* Directions: Copy everything in the data below exactly except the pictures.

* Data excerpt:
....................

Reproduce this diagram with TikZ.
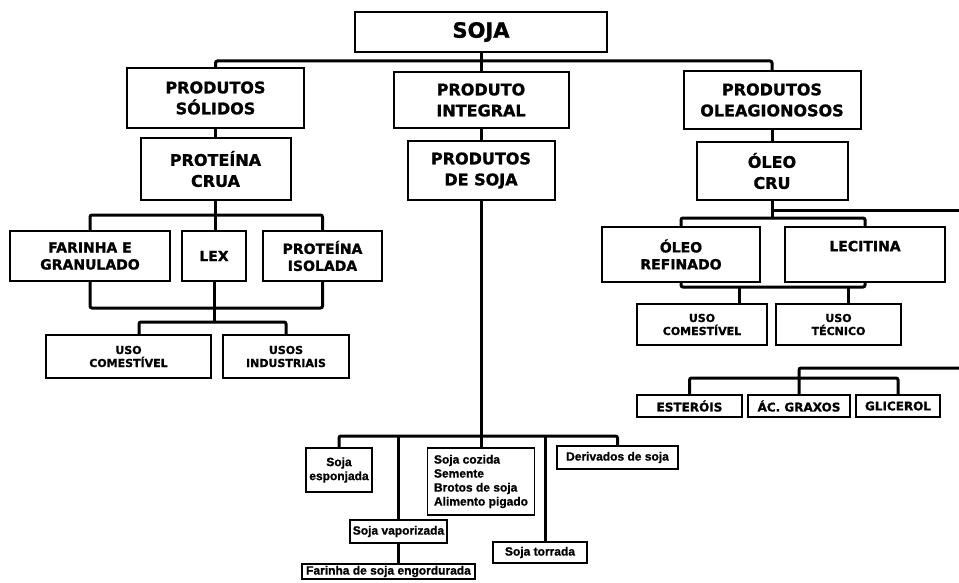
\documentclass[tikz,border=0pt]{standalone}
\usepackage{fontspec}
\setmainfont{DejaVu Sans}[BoldFeatures={FakeBold=1.2}]
\newfontfamily\labfont{Liberation Sans}[BoldFeatures={FakeBold=1.0}]
\begin{document}
\begin{tikzpicture}[x=1pt,y=-1pt,
 bx/.style={draw, line width=2pt, inner sep=0pt, align=center},
 big/.style={bx, font=\bfseries\fontsize{16}{21}\selectfont},
 mid/.style={bx, font=\bfseries\fontsize{14}{17}\selectfont},
 sml/.style={bx, font=\bfseries\fontsize{11}{13}\selectfont},
 tny/.style={bx, font=\bfseries\fontsize{12}{14}\selectfont},
 low/.style={bx, line width=1.8pt, font=\labfont\bfseries\fontsize{12}{14}\selectfont},
 ln/.style={line width=3pt, rounded corners=2pt}]
\path[fill=white,use as bounding box] (0,0) rectangle (959,583);
% level 1
\node[bx, font=\bfseries\fontsize{21}{24}\selectfont, minimum width=252pt, minimum height=40pt] (soja) at (481,32) {SOJA};
% level 2
\node[big, minimum width=177pt, minimum height=60pt] (ps) at (215.5,98) {PRODUTOS\\SÓLIDOS};
\node[big, minimum width=175pt, minimum height=56pt] (pi) at (481,100) {PRODUTO\\INTEGRAL};
\node[big, minimum width=177pt, minimum height=58pt] (po) at (772,100) {PRODUTOS\\OLEAGIONOSOS};
% level 3
\node[big, minimum width=150pt, minimum height=62pt] (pc) at (215.5,169) {PROTEÍNA\\CRUA};
\node[big, minimum width=147pt, minimum height=59pt] (pds) at (481,170.5) {PRODUTOS\\DE SOJA};
\node[big, minimum width=151pt, minimum height=58pt] (oc) at (772,171) {ÓLEO\\CRU};
% left branch
\node[mid, minimum width=160pt, minimum height=50pt] (fg) at (90,256) {FARINHA E\\GRANULADO};
\node[mid, minimum width=64pt, minimum height=50pt] (lex) at (214,256) {LEX};
\node[mid, minimum width=119pt, minimum height=50pt] (pis) at (322.5,256) {PROTEÍNA\\ISOLADA};
\node[sml, minimum width=165pt, minimum height=43pt] (uc1) at (128.5,356.5) {USO\\COMESTÍVEL};
\node[sml, minimum width=126pt, minimum height=43pt] (ui) at (286,356.5) {USOS\\INDUSTRIAIS};
% right branch
\node[mid, minimum width=158pt, minimum height=55pt] (or) at (681,254.5) {ÓLEO\\REFINADO};
\node[mid, minimum width=160pt, minimum height=55pt] (lec) at (865,254.5) {LECITINA\\\phantom{X}};
\node[sml, minimum width=130pt, minimum height=41pt] (uc2) at (702,324.5) {USO\\COMESTÍVEL};
\node[sml, minimum width=125pt, minimum height=41pt] (ut) at (838.5,324.5) {USO\\TÉCNICO};
\node[tny, minimum width=105pt, minimum height=22pt] (est) at (689.5,406) {ESTERÓIS};
\node[tny, minimum width=102pt, minimum height=22pt] (acg) at (799,406) {ÁC. GRAXOS};
\node[tny, minimum width=84pt, minimum height=22pt] (gli) at (898,406) {GLICEROL};
% middle branch
\node[low, minimum width=66pt, minimum height=44pt] (esp) at (339,470) {Soja\\esponjada};
\node[low, align=left, minimum width=107pt, minimum height=67pt] (coz) at (481,481.5) {Soja cozida\\Semente\\Brotos de soja\\Alimento pigado};
\node[low, minimum width=121pt, minimum height=23pt] (der) at (617.5,457.5) {Derivados de soja};
\node[low, minimum width=97pt, minimum height=23pt] (vap) at (398.5,531.5) {Soja vaporizada};
\node[low, minimum width=94pt, minimum height=21pt] (tor) at (540,552.5) {Soja torrada};
\node[low, minimum width=173pt, minimum height=15pt] (far) at (388.5,571.5) {Farinha de soja engordurada};
% connectors top
\coordinate (b1) at (481,61);
\draw[ln] (soja.south) -- (pi.north);
\draw[ln] (ps.north) |- (b1) -| (po.north);
\draw[ln] (ps.south) -- (ps.south |- pc.north);
\draw[ln] (pi.south) -- (pds.north);
\draw[ln] (po.south) -- (oc.north);
% left
\coordinate (b2) at (214,215);
\coordinate (b3) at (214,308);
\coordinate (b4) at (214,322);
\draw[ln] (pc.south) -- (pc.south |- lex.north);
\draw[ln] (fg.north) |- (b2) -| (pis.north);
\draw[ln] (fg.south) |- (b3) -| (pis.south);
\draw[ln] (lex.south) -- (b4);
\draw[ln] ([xshift=10.5pt]uc1.north) |- (b4) -| (ui.north);
% right
\coordinate (b5) at (772,218);
\coordinate (e1) at (959,210);
\coordinate (b6) at (774,287);
\coordinate (e2) at (959,368);
\coordinate (b7) at (799,378);
\draw[ln] (oc.south) -- (b5);
\draw[ln] (or.north) |- (b5) -| (lec.north);
\draw[ln] (oc.south |- e1) -- (e1);
\draw[ln] (or.south) |- (b6) -| (lec.south);
\draw[ln] ([xshift=37pt]uc2.north) -- ([xshift=37pt]uc2.north |- b6);
\draw[ln] ([xshift=9.5pt]ut.north) -- ([xshift=9.5pt]ut.north |- b6);
\draw[ln] (e2) -| (acg.north);
\draw[ln] (est.north) |- (b7) -| (gli.north);
% middle
\coordinate (b8) at (481,436);
\draw[ln] (pds.south) -- (coz.north);
\draw[ln] (esp.north) |- (b8) -| (der.north);
\draw[ln] (vap.north) -- (vap.north |- b8);
\draw[ln] (vap.south) -- (vap.south |- far.north);
\draw[ln] ([xshift=5pt]tor.north) -- ([xshift=5pt]tor.north |- b8);
\end{tikzpicture}
\end{document}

....................

* Exercise solution:
Reproduce this diagram with TikZ.
\documentclass[tikz,border=0pt]{standalone}
\usepackage{fontspec}
\setmainfont{DejaVu Sans}[BoldFeatures={FakeBold=1.2}]
\newfontfamily\labfont{Liberation Sans}[BoldFeatures={FakeBold=1.0}]
\begin{document}
\begin{tikzpicture}[x=1pt,y=-1pt,
 bx/.style={draw, line width=2pt, inner sep=0pt, align=center},
 big/.style={bx, font=\bfseries\fontsize{16}{21}\selectfont},
 mid/.style={bx, font=\bfseries\fontsize{14}{17}\selectfont},
 sml/.style={bx, font=\bfseries\fontsize{11}{13}\selectfont},
 tny/.style={bx, font=\bfseries\fontsize{12}{14}\selectfont},
 low/.style={bx, line width=1.8pt, font=\labfont\bfseries\fontsize{12}{14}\selectfont},
 ln/.style={line width=3pt, rounded corners=2pt}]
\path[fill=white,use as bounding box] (0,0) rectangle (959,583);
% level 1
\node[bx, font=\bfseries\fontsize{21}{24}\selectfont, minimum width=252pt, minimum height=40pt] (soja) at (481,32) {SOJA};
% level 2
\node[big, minimum width=177pt, minimum height=60pt] (ps) at (215.5,98) {PRODUTOS\\SÓLIDOS};
\node[big, minimum width=175pt, minimum height=56pt] (pi) at (481,100) {PRODUTO\\INTEGRAL};
\node[big, minimum width=177pt, minimum height=58pt] (po) at (772,100) {PRODUTOS\\OLEAGIONOSOS};
% level 3
\node[big, minimum width=150pt, minimum height=62pt] (pc) at (215.5,169) {PROTEÍNA\\CRUA};
\node[big, minimum width=147pt, minimum height=59pt] (pds) at (481,170.5) {PRODUTOS\\DE SOJA};
\node[big, minimum width=151pt, minimum height=58pt] (oc) at (772,171) {ÓLEO\\CRU};
% left branch
\node[mid, minimum width=160pt, minimum height=50pt] (fg) at (90,256) {FARINHA E\\GRANULADO};
\node[mid, minimum width=64pt, minimum height=50pt] (lex) at (214,256) {LEX};
\node[mid, minimum width=119pt, minimum height=50pt] (pis) at (322.5,256) {PROTEÍNA\\ISOLADA};
\node[sml, minimum width=165pt, minimum height=43pt] (uc1) at (128.5,356.5) {USO\\COMESTÍVEL};
\node[sml, minimum width=126pt, minimum height=43pt] (ui) at (286,356.5) {USOS\\INDUSTRIAIS};
% right branch
\node[mid, minimum width=158pt, minimum height=55pt] (or) at (681,254.5) {ÓLEO\\REFINADO};
\node[mid, minimum width=160pt, minimum height=55pt] (lec) at (865,254.5) {LECITINA\\\phantom{X}};
\node[sml, minimum width=130pt, minimum height=41pt] (uc2) at (702,324.5) {USO\\COMESTÍVEL};
\node[sml, minimum width=125pt, minimum height=41pt] (ut) at (838.5,324.5) {USO\\TÉCNICO};
\node[tny, minimum width=105pt, minimum height=22pt] (est) at (689.5,406) {ESTERÓIS};
\node[tny, minimum width=102pt, minimum height=22pt] (acg) at (799,406) {ÁC. GRAXOS};
\node[tny, minimum width=84pt, minimum height=22pt] (gli) at (898,406) {GLICEROL};
% middle branch
\node[low, minimum width=66pt, minimum height=44pt] (esp) at (339,470) {Soja\\esponjada};
\node[low, align=left, minimum width=107pt, minimum height=67pt] (coz) at (481,481.5) {Soja cozida\\Semente\\Brotos de soja\\Alimento pigado};
\node[low, minimum width=121pt, minimum height=23pt] (der) at (617.5,457.5) {Derivados de soja};
\node[low, minimum width=97pt, minimum height=23pt] (vap) at (398.5,531.5) {Soja vaporizada};
\node[low, minimum width=94pt, minimum height=21pt] (tor) at (540,552.5) {Soja torrada};
\node[low, minimum width=173pt, minimum height=15pt] (far) at (388.5,571.5) {Farinha de soja engordurada};
% connectors top
\coordinate (b1) at (481,61);
\draw[ln] (soja.south) -- (pi.north);
\draw[ln] (ps.north) |- (b1) -| (po.north);
\draw[ln] (ps.south) -- (ps.south |- pc.north);
\draw[ln] (pi.south) -- (pds.north);
\draw[ln] (po.south) -- (oc.north);
% left
\coordinate (b2) at (214,215);
\coordinate (b3) at (214,308);
\coordinate (b4) at (214,322);
\draw[ln] (pc.south) -- (pc.south |- lex.north);
\draw[ln] (fg.north) |- (b2) -| (pis.north);
\draw[ln] (fg.south) |- (b3) -| (pis.south);
\draw[ln] (lex.south) -- (b4);
\draw[ln] ([xshift=10.5pt]uc1.north) |- (b4) -| (ui.north);
% right
\coordinate (b5) at (772,218);
\coordinate (e1) at (959,210);
\coordinate (b6) at (774,287);
\coordinate (e2) at (959,368);
\coordinate (b7) at (799,378);
\draw[ln] (oc.south) -- (b5);
\draw[ln] (or.north) |- (b5) -| (lec.north);
\draw[ln] (oc.south |- e1) -- (e1);
\draw[ln] (or.south) |- (b6) -| (lec.south);
\draw[ln] ([xshift=37pt]uc2.north) -- ([xshift=37pt]uc2.north |- b6);
\draw[ln] ([xshift=9.5pt]ut.north) -- ([xshift=9.5pt]ut.north |- b6);
\draw[ln] (e2) -| (acg.north);
\draw[ln] (est.north) |- (b7) -| (gli.north);
% middle
\coordinate (b8) at (481,436);
\draw[ln] (pds.south) -- (coz.north);
\draw[ln] (esp.north) |- (b8) -| (der.north);
\draw[ln] (vap.north) -- (vap.north |- b8);
\draw[ln] (vap.south) -- (vap.south |- far.north);
\draw[ln] ([xshift=5pt]tor.north) -- ([xshift=5pt]tor.north |- b8);
\end{tikzpicture}
\end{document}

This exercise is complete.